━━ Data shown

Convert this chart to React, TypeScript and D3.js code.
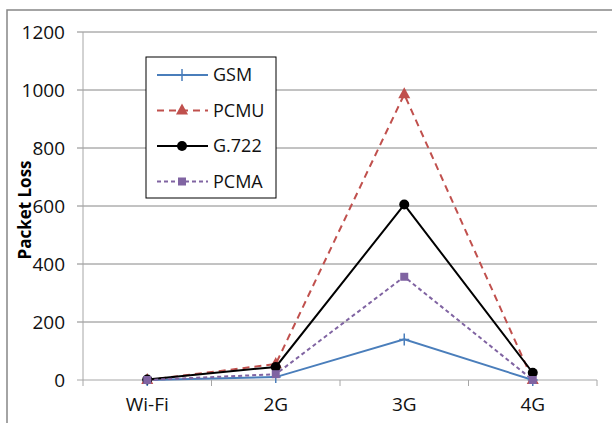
import React from "react";
import * as d3 from "d3";

const categories = ["Wi-Fi", "2G", "3G", "4G"];
const gsm = [0, 10, 140, 0];
const pcmu = [0, 55, 985, 0];
const g722 = [2, 45, 605, 25];
const pcma = [0, 20, 356, 0];
const yTicks = [0, 200, 400, 600, 800, 1000, 1200];

const series = [
  { name: "GSM", values: gsm, color: "#4a7ebb", dash: "", marker: "plus" },
  { name: "PCMU", values: pcmu, color: "#c0504d", dash: "7,5", marker: "triangle" },
  { name: "G.722", values: g722, color: "#000000", dash: "", marker: "circle" },
  { name: "PCMA", values: pcma, color: "#8064a2", dash: "4,3", marker: "square" },
];

const font = "Open Sans";

function Marker({ type, x, y, color }: { type: string; x: number; y: number; color: string }) {
  if (type === "plus")
    return (
      <path d={`M${x - 5},${y}H${x + 5}M${x},${y - 6}V${y + 6}`} stroke={color} strokeWidth={1.5} fill="none" />
    );
  if (type === "triangle")
    return <path d={`M${x},${y - 7}L${x + 6},${y + 4}L${x - 6},${y + 4}Z`} fill={color} />;
  if (type === "circle") return <circle cx={x} cy={y} r={5} fill={color} />;
  return <rect x={x - 4} y={y - 4} width={8} height={8} fill={color} />;
}

export default function App() {
  const W = 612;
  const H = 423;
  const left = 83;
  const right = 597;
  const top = 32;
  const bottom = 380;

  const x = d3.scaleBand().domain(categories).range([left, right]);
  const y = d3.scaleLinear().domain([0, 1200]).range([bottom, top]);
  const cx = (c: string) => (x(c) as number) + x.bandwidth() / 2;

  const line = d3
    .line<number>()
    .x((_, i) => cx(categories[i]))
    .y((d) => y(d));

  const boundaries = [...categories.map((c) => x(c) as number), right];

  return (
    <svg width={W} height={H} style={{ position: "absolute", left: 0, top: 0, fontFamily: font }}>
      <rect x={0} y={0} width={W} height={H} fill="#ffffff" />
      <rect x={7} y={10} width={W + 10} height={H + 10} fill="none" stroke="#868686" strokeWidth={1.5} />

      {yTicks.map((t) => (
        <g key={t}>
          <line x1={left - 6} x2={right} y1={y(t)} y2={y(t)} stroke={t === 0 ? "#a6a6a6" : "#868686"} strokeWidth={1} />
          <text x={65} y={y(t)} dy="0.36em" textAnchor="end" style={{ fontSize: "19px" }} fill="#111">
            {t}
          </text>
        </g>
      ))}
      <line x1={left} x2={left} y1={top} y2={bottom} stroke="#a6a6a6" strokeWidth={1} />
      {boundaries.map((b, i) => (
        <line key={i} x1={b} x2={b} y1={bottom} y2={bottom + 6} stroke="#a6a6a6" strokeWidth={1} />
      ))}
      {categories.map((c) => (
        <text key={c} x={cx(c)} y={bottom + 31} textAnchor="middle" style={{ fontSize: "19px" }} fill="#111">
          {c}
        </text>
      ))}
      <text
        transform={`translate(25,${(top + bottom) / 2 + 4}) rotate(-90)`}
        textAnchor="middle"
        dy="0.35em"
        style={{ fontSize: "17px", fontWeight: "bold" }}
        fill="#000"
      >
        Packet Loss
      </text>

      {series.map((s) => (
        <g key={s.name}>
          <path d={line(s.values) as string} fill="none" stroke={s.color} strokeWidth={2} strokeDasharray={s.dash} />
          {s.values.map((v, i) => (
            <Marker key={i} type={s.marker} x={cx(categories[i])} y={y(v)} color={s.color} />
          ))}
        </g>
      ))}

      <g>
        <rect x={146} y={57} width={130} height={141} fill="#fff" stroke="#000" strokeWidth={1} />
        {series.map((s, i) => {
          const ly = 75 + i * 35.5;
          return (
            <g key={s.name}>
              <line x1={157} x2={208} y1={ly} y2={ly} stroke={s.color} strokeWidth={2} strokeDasharray={s.dash} />
              <Marker type={s.marker} x={182} y={ly} color={s.color} />
              <text x={213} y={ly} dy="0.36em" style={{ fontSize: "18px" }} fill="#111">
                {s.name}
              </text>
            </g>
          );
        })}
      </g>
    </svg>
  );
}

━━━━

▶ **Task description**:
Lines containing the string "React" are to be selected and copied.

▶ **Task output**:
Convert this chart to React, TypeScript and D3.js code.
import React from "react";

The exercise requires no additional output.